Give the material once more, word for word, without any images.
---+---
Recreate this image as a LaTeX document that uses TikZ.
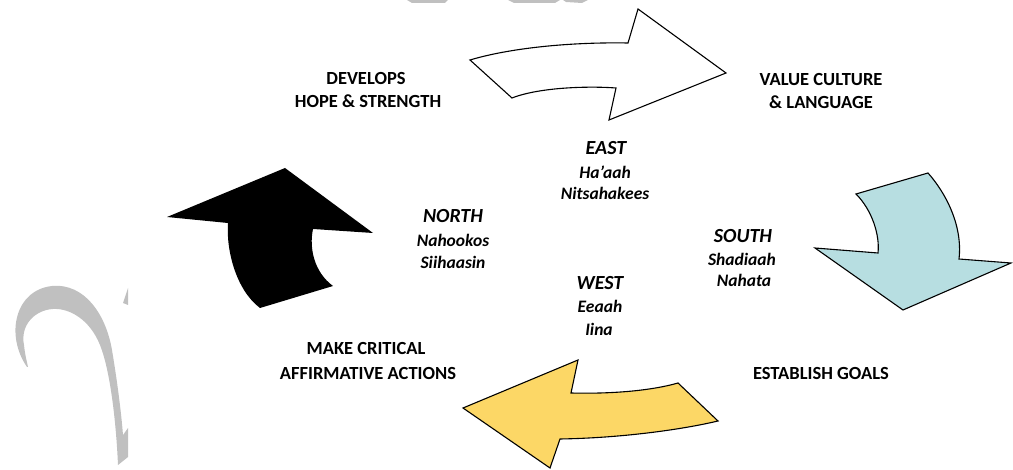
\documentclass[tikz,border=0pt]{standalone}
\usepackage{fontspec}
\setmainfont{Carlito}
\definecolor{wmgrey}{RGB}{192,192,192}
\definecolor{southblue}{RGB}{183,222,225}
\definecolor{westyellow}{RGB}{252,215,102}
\begin{document}
\begin{tikzpicture}[x=1pt,y=-1pt,
  stagetext/.style={anchor=base,inner sep=0pt,font=\fontsize{18.5}{22}\selectfont\bfseries},
  dirtitle/.style={anchor=base,inner sep=0pt,font=\fontsize{20}{22}\selectfont\bfseries\itshape},
  dirword/.style={anchor=base,inner sep=0pt,font=\fontsize{17.5}{22}\selectfont\bfseries\itshape},
  bigarrow/.style={draw=black,line width=1.1pt,line join=miter},
  watermark/.style={fill=wmgrey}]
\useasboundingbox (0,0) rectangle (1013,470);

% faint grey background marks
\fill[watermark] (27,367) .. controls (5,335) and (15,290) .. (52,286)
  .. controls (85,283) and (106,315) .. (112,350)
  .. controls (117,380) and (121,410) .. (123,435)
  -- (128,428) -- (128,457) -- (118,465)
  .. controls (116,420) and (110,370) .. (100,345)
  .. controls (90,320) and (70,308) .. (53,309)
  .. controls (35,310) and (20,325) .. (24,345)
  .. controls (25,355) and (27,362) .. (28,367) -- cycle;
\fill[watermark] (128,288) -- (128,305) -- (123,303) -- cycle;
\fill[watermark] (407,0) -- (448,0) -- (445,3) -- (412,3) -- cycle;
\fill[watermark] (508,0) -- (560,0) -- (555,3) -- (514,3) -- cycle;
\fill[watermark] (563,0) -- (588,0) -- (582,3) -- (566,2) -- cycle;

% east arrow (white, pointing right)
\draw[bigarrow,fill=white] (470,60) .. controls (510,48) and (570,42) .. (628,43)
  -- (638,9) -- (726,73) -- (609,120) -- (616,88)
  .. controls (590,86) and (540,87) .. (512,98) -- cycle;

% south arrow (blue, pointing down)
\draw[bigarrow,fill=southblue] (856,194) -- (928,173)
  .. controls (945,192) and (963,225) .. (959,259)
  -- (1011,263) -- (903,310) -- (815,248) -- (878,253)
  .. controls (880,235) and (872,210) .. (856,194) -- cycle;

% west arrow (yellow, pointing left)
\draw[bigarrow,fill=westyellow] (578,360) -- (571,393)
  .. controls (610,394) and (650,391) .. (678,383)
  -- (718,421) .. controls (680,430) and (620,438) .. (560,439)
  -- (550,468) -- (463,408) -- cycle;

% north arrow (black, pointing up)
\fill[black] (285,168) -- (373,233) -- (313,229)
  .. controls (309,248) and (314,272) .. (333,286)
  -- (260,308) .. controls (236,290) and (226,250) .. (228,223)
  -- (167,217) -- cycle;

% stage labels
\node[stagetext] (dev1) at (366,85) {DEVELOPS};
\node[stagetext] (dev2) at (368,108) {HOPE \& STRENGTH};
\node[stagetext] (val1) at (821,86) {VALUE CULTURE};
\node[stagetext] (val2) at (821,109) {\& LANGUAGE};
\node[stagetext] (mak1) at (366,355) {MAKE CRITICAL};
\node[stagetext] (mak2) at (368,380) {AFFIRMATIVE ACTIONS};
\node[stagetext] (goal) at (821,380) {ESTABLISH GOALS};

% directions
\node[dirtitle] (east) at (606,155) {EAST};
\node[dirword] (east1) at (605,179) {Ha’aah};
\node[dirword] (east2) at (605,200) {Nitsahakees};

\node[dirtitle] (north) at (453,223) {NORTH};
\node[dirword] (north1) at (453,247) {Nahookos};
\node[dirword] (north2) at (453,269) {Siihaasin};

\node[dirtitle] (south) at (743,243) {SOUTH};
\node[dirword] (south1) at (742,266) {Shadiaah};
\node[dirword] (south2) at (744,287) {Nahata};

\node[dirtitle] (west) at (600,290) {WEST};
\node[dirword] (west1) at (600,313) {Eeaah};
\node[dirword] (west2) at (599,336) {Iina};
\end{tikzpicture}
\end{document}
---+---
Reply to the exercise:
Recreate this image as a LaTeX document that uses TikZ.
\documentclass[tikz,border=0pt]{standalone}
\usepackage{fontspec}
\setmainfont{Carlito}
\definecolor{wmgrey}{RGB}{192,192,192}
\definecolor{southblue}{RGB}{183,222,225}
\definecolor{westyellow}{RGB}{252,215,102}
\begin{document}
\begin{tikzpicture}[x=1pt,y=-1pt,
  stagetext/.style={anchor=base,inner sep=0pt,font=\fontsize{18.5}{22}\selectfont\bfseries},
  dirtitle/.style={anchor=base,inner sep=0pt,font=\fontsize{20}{22}\selectfont\bfseries\itshape},
  dirword/.style={anchor=base,inner sep=0pt,font=\fontsize{17.5}{22}\selectfont\bfseries\itshape},
  bigarrow/.style={draw=black,line width=1.1pt,line join=miter},
  watermark/.style={fill=wmgrey}]
\useasboundingbox (0,0) rectangle (1013,470);

% faint grey background marks
\fill[watermark] (27,367) .. controls (5,335) and (15,290) .. (52,286)
  .. controls (85,283) and (106,315) .. (112,350)
  .. controls (117,380) and (121,410) .. (123,435)
  -- (128,428) -- (128,457) -- (118,465)
  .. controls (116,420) and (110,370) .. (100,345)
  .. controls (90,320) and (70,308) .. (53,309)
  .. controls (35,310) and (20,325) .. (24,345)
  .. controls (25,355) and (27,362) .. (28,367) -- cycle;
\fill[watermark] (128,288) -- (128,305) -- (123,303) -- cycle;
\fill[watermark] (407,0) -- (448,0) -- (445,3) -- (412,3) -- cycle;
\fill[watermark] (508,0) -- (560,0) -- (555,3) -- (514,3) -- cycle;
\fill[watermark] (563,0) -- (588,0) -- (582,3) -- (566,2) -- cycle;

% east arrow (white, pointing right)
\draw[bigarrow,fill=white] (470,60) .. controls (510,48) and (570,42) .. (628,43)
  -- (638,9) -- (726,73) -- (609,120) -- (616,88)
  .. controls (590,86) and (540,87) .. (512,98) -- cycle;

% south arrow (blue, pointing down)
\draw[bigarrow,fill=southblue] (856,194) -- (928,173)
  .. controls (945,192) and (963,225) .. (959,259)
  -- (1011,263) -- (903,310) -- (815,248) -- (878,253)
  .. controls (880,235) and (872,210) .. (856,194) -- cycle;

% west arrow (yellow, pointing left)
\draw[bigarrow,fill=westyellow] (578,360) -- (571,393)
  .. controls (610,394) and (650,391) .. (678,383)
  -- (718,421) .. controls (680,430) and (620,438) .. (560,439)
  -- (550,468) -- (463,408) -- cycle;

% north arrow (black, pointing up)
\fill[black] (285,168) -- (373,233) -- (313,229)
  .. controls (309,248) and (314,272) .. (333,286)
  -- (260,308) .. controls (236,290) and (226,250) .. (228,223)
  -- (167,217) -- cycle;

% stage labels
\node[stagetext] (dev1) at (366,85) {DEVELOPS};
\node[stagetext] (dev2) at (368,108) {HOPE \& STRENGTH};
\node[stagetext] (val1) at (821,86) {VALUE CULTURE};
\node[stagetext] (val2) at (821,109) {\& LANGUAGE};
\node[stagetext] (mak1) at (366,355) {MAKE CRITICAL};
\node[stagetext] (mak2) at (368,380) {AFFIRMATIVE ACTIONS};
\node[stagetext] (goal) at (821,380) {ESTABLISH GOALS};

% directions
\node[dirtitle] (east) at (606,155) {EAST};
\node[dirword] (east1) at (605,179) {Ha’aah};
\node[dirword] (east2) at (605,200) {Nitsahakees};

\node[dirtitle] (north) at (453,223) {NORTH};
\node[dirword] (north1) at (453,247) {Nahookos};
\node[dirword] (north2) at (453,269) {Siihaasin};

\node[dirtitle] (south) at (743,243) {SOUTH};
\node[dirword] (south1) at (742,266) {Shadiaah};
\node[dirword] (south2) at (744,287) {Nahata};

\node[dirtitle] (west) at (600,290) {WEST};
\node[dirword] (west1) at (600,313) {Eeaah};
\node[dirword] (west2) at (599,336) {Iina};
\end{tikzpicture}
\end{document}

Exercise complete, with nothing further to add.